## Work instructions
Output each line exactly as it appears, skipping any embedded picture.
#### Dataset extract
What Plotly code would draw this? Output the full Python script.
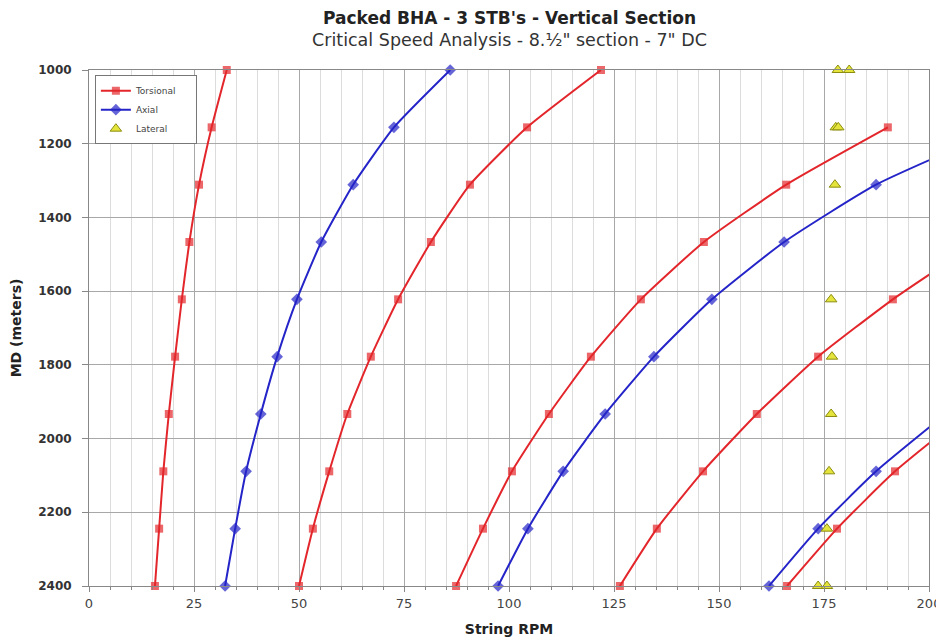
import plotly.graph_objects as go

depths = [1000, 1155.6, 1311.1, 1466.7, 1622.2, 1777.8, 1933.3, 2088.9, 2244.4, 2400]

tors1 = [32.8, 29.2, 26.2, 23.9, 22.1, 20.5, 19.0, 17.7, 16.7, 15.7]
tors2 = [121.9, 104.3, 90.7, 81.4, 73.6, 67.1, 61.5, 57.2, 53.3, 50.0]
tors3 = [None, 190.2, 166.0, 146.4, 131.4, 119.5, 109.5, 100.7, 93.8, 87.4]
tors4 = [None, None, None, 211.7, 191.4, 173.6, 159.0, 146.2, 135.2, 126.4]
tors5 = [None, None, None, None, None, None, 208.7, 191.9, 178.1, 166.2]

axial1 = [86.0, 72.6, 62.9, 55.3, 49.5, 44.8, 40.9, 37.4, 34.8, 32.4]
axial2 = [None, 218.0, 187.4, 165.5, 148.3, 134.5, 122.9, 112.9, 104.5, 97.4]
axial3 = [None, None, None, None, None, None, 204.0, 187.4, 173.6, 161.9]

lat_depths = [1000, 1000, 1155.6, 1155.6, 1311.1, 1622.2, 1777.8, 1933.3, 2088.9, 2244.4, 2400, 2400]
lat_rpm = [178.3, 181.0, 177.8, 178.4, 177.6, 176.7, 176.9, 176.7, 176.2, 175.7, 173.6, 175.7]

title_text = "Packed BHA - 3 STB's - Vertical Section"
subtitle_text = "Critical Speed Analysis - 8.½\" section - 7\" DC"

RED = "#e3262b"
BLUE = "#2424c8"
FONT = "DejaVu Sans, Verdana, sans-serif"
PAD = "\u00a0" * 5

fig = go.Figure()


def add_series(vals, name, color, symbol, size, show):
    xs, ys = [], []
    for v, d in zip(vals, depths):
        if v is not None:
            xs.append(v)
            ys.append(d)
    sizes = [size if v <= 200 else 0 for v in xs]
    fig.add_trace(go.Scatter(
        x=xs, y=ys, mode="lines+markers", name=name + PAD,
        legendgroup=name, showlegend=show,
        line=dict(color=color, width=2, shape="spline", smoothing=0.5),
        marker=dict(color=color, symbol=symbol, size=sizes,
                    line=dict(color=color, width=0)),
        cliponaxis=False,
    ))


add_series(tors1, "Torsional", RED, "square", 8, True)
add_series(axial1, "Axial", BLUE, "diamond", 9, True)
add_series(tors2, "Torsional", RED, "square", 8, False)
add_series(tors3, "Torsional", RED, "square", 8, False)
add_series(tors4, "Torsional", RED, "square", 8, False)
add_series(tors5, "Torsional", RED, "square", 8, False)
add_series(axial2, "Axial", BLUE, "diamond", 9, False)
add_series(axial3, "Axial", BLUE, "diamond", 9, False)

fig.add_trace(go.Scatter(
    x=lat_rpm, y=lat_depths, mode="markers", name="Lateral" + PAD,
    marker=dict(symbol="triangle-up", size=10, color="#e4e43c",
                line=dict(color="#8c8c10", width=1)),
    cliponaxis=False,
))

fig.update_layout(
    width=936, height=633,
    margin=dict(l=81, r=15, t=62, b=55, autoexpand=False),
    paper_bgcolor="white", plot_bgcolor="white",
    font=dict(family=FONT, color="#222"),
    legend=dict(
        x=0.007, y=0.99, xanchor="left", yanchor="top",
        bgcolor="white", bordercolor="#777", borderwidth=1,
        font=dict(size=9, color="#444"), tracegroupgap=0,
        itemsizing="trace",
    ),
    showlegend=True,
    annotations=[
        dict(text="<b>" + title_text + "</b>", xref="paper", yref="paper",
             x=0.5, y=1, yshift=62 - 10, xanchor="center", yanchor="middle",
             showarrow=False, font=dict(size=17, color="#222", family=FONT)),
        dict(text=subtitle_text, xref="paper", yref="paper",
             x=0.5, y=1, yshift=62 - 32, xanchor="center", yanchor="middle",
             showarrow=False, font=dict(size=17.5, color="#333", family=FONT)),
    ],
)

fig.update_xaxes(
    range=[0, 200], dtick=25, tick0=0,
    showgrid=True, gridcolor="#a8a8a8", gridwidth=1,
    minor=dict(dtick=5, showgrid=True, gridcolor="#dcdcdc", ticks="outside", ticklen=3, tickcolor="#888"),
    showline=True, linecolor="#888", linewidth=1, mirror=True,
    ticks="outside", ticklen=5, tickcolor="#888",
    tickfont=dict(size=13, color="#444", family=FONT),
    zeroline=False, automargin=False,
    title=dict(text="<b>String RPM</b>", font=dict(size=14, color="#222", family=FONT), standoff=14),
)
fig.update_yaxes(
    range=[2400, 1000], dtick=200, tick0=1000,
    showgrid=True, gridcolor="#a8a8a8", gridwidth=1,
    showline=True, linecolor="#888", linewidth=1, mirror=True,
    ticks="outside", ticklen=6, tickcolor="#888",
    tickfont=dict(size=12, color="#333", weight="bold", family=FONT),
    ticklabelstandoff=8,
    zeroline=False, automargin=False,
    title=dict(text="<b>MD (meters)</b>", font=dict(size=14, color="#222", family=FONT), standoff=14),
)

fig.write_html("out.html")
########
## Answer to this exercise
What Plotly code would draw this? Output the full Python script.
import plotly.graph_objects as go

depths = [1000, 1155.6, 1311.1, 1466.7, 1622.2, 1777.8, 1933.3, 2088.9, 2244.4, 2400]

tors1 = [32.8, 29.2, 26.2, 23.9, 22.1, 20.5, 19.0, 17.7, 16.7, 15.7]
tors2 = [121.9, 104.3, 90.7, 81.4, 73.6, 67.1, 61.5, 57.2, 53.3, 50.0]
tors3 = [None, 190.2, 166.0, 146.4, 131.4, 119.5, 109.5, 100.7, 93.8, 87.4]
tors4 = [None, None, None, 211.7, 191.4, 173.6, 159.0, 146.2, 135.2, 126.4]
tors5 = [None, None, None, None, None, None, 208.7, 191.9, 178.1, 166.2]

axial1 = [86.0, 72.6, 62.9, 55.3, 49.5, 44.8, 40.9, 37.4, 34.8, 32.4]
axial2 = [None, 218.0, 187.4, 165.5, 148.3, 134.5, 122.9, 112.9, 104.5, 97.4]
axial3 = [None, None, None, None, None, None, 204.0, 187.4, 173.6, 161.9]

lat_depths = [1000, 1000, 1155.6, 1155.6, 1311.1, 1622.2, 1777.8, 1933.3, 2088.9, 2244.4, 2400, 2400]
lat_rpm = [178.3, 181.0, 177.8, 178.4, 177.6, 176.7, 176.9, 176.7, 176.2, 175.7, 173.6, 175.7]

title_text = "Packed BHA - 3 STB's - Vertical Section"
subtitle_text = "Critical Speed Analysis - 8.½\" section - 7\" DC"

RED = "#e3262b"
BLUE = "#2424c8"
FONT = "DejaVu Sans, Verdana, sans-serif"
PAD = "\u00a0" * 5

fig = go.Figure()


def add_series(vals, name, color, symbol, size, show):
    xs, ys = [], []
    for v, d in zip(vals, depths):
        if v is not None:
            xs.append(v)
            ys.append(d)
    sizes = [size if v <= 200 else 0 for v in xs]
    fig.add_trace(go.Scatter(
        x=xs, y=ys, mode="lines+markers", name=name + PAD,
        legendgroup=name, showlegend=show,
        line=dict(color=color, width=2, shape="spline", smoothing=0.5),
        marker=dict(color=color, symbol=symbol, size=sizes,
                    line=dict(color=color, width=0)),
        cliponaxis=False,
    ))


add_series(tors1, "Torsional", RED, "square", 8, True)
add_series(axial1, "Axial", BLUE, "diamond", 9, True)
add_series(tors2, "Torsional", RED, "square", 8, False)
add_series(tors3, "Torsional", RED, "square", 8, False)
add_series(tors4, "Torsional", RED, "square", 8, False)
add_series(tors5, "Torsional", RED, "square", 8, False)
add_series(axial2, "Axial", BLUE, "diamond", 9, False)
add_series(axial3, "Axial", BLUE, "diamond", 9, False)

fig.add_trace(go.Scatter(
    x=lat_rpm, y=lat_depths, mode="markers", name="Lateral" + PAD,
    marker=dict(symbol="triangle-up", size=10, color="#e4e43c",
                line=dict(color="#8c8c10", width=1)),
    cliponaxis=False,
))

fig.update_layout(
    width=936, height=633,
    margin=dict(l=81, r=15, t=62, b=55, autoexpand=False),
    paper_bgcolor="white", plot_bgcolor="white",
    font=dict(family=FONT, color="#222"),
    legend=dict(
        x=0.007, y=0.99, xanchor="left", yanchor="top",
        bgcolor="white", bordercolor="#777", borderwidth=1,
        font=dict(size=9, color="#444"), tracegroupgap=0,
        itemsizing="trace",
    ),
    showlegend=True,
    annotations=[
        dict(text="<b>" + title_text + "</b>", xref="paper", yref="paper",
             x=0.5, y=1, yshift=62 - 10, xanchor="center", yanchor="middle",
             showarrow=False, font=dict(size=17, color="#222", family=FONT)),
        dict(text=subtitle_text, xref="paper", yref="paper",
             x=0.5, y=1, yshift=62 - 32, xanchor="center", yanchor="middle",
             showarrow=False, font=dict(size=17.5, color="#333", family=FONT)),
    ],
)

fig.update_xaxes(
    range=[0, 200], dtick=25, tick0=0,
    showgrid=True, gridcolor="#a8a8a8", gridwidth=1,
    minor=dict(dtick=5, showgrid=True, gridcolor="#dcdcdc", ticks="outside", ticklen=3, tickcolor="#888"),
    showline=True, linecolor="#888", linewidth=1, mirror=True,
    ticks="outside", ticklen=5, tickcolor="#888",
    tickfont=dict(size=13, color="#444", family=FONT),
    zeroline=False, automargin=False,
    title=dict(text="<b>String RPM</b>", font=dict(size=14, color="#222", family=FONT), standoff=14),
)
fig.update_yaxes(
    range=[2400, 1000], dtick=200, tick0=1000,
    showgrid=True, gridcolor="#a8a8a8", gridwidth=1,
    showline=True, linecolor="#888", linewidth=1, mirror=True,
    ticks="outside", ticklen=6, tickcolor="#888",
    tickfont=dict(size=12, color="#333", weight="bold", family=FONT),
    ticklabelstandoff=8,
    zeroline=False, automargin=False,
    title=dict(text="<b>MD (meters)</b>", font=dict(size=14, color="#222", family=FONT), standoff=14),
)

fig.write_html("out.html")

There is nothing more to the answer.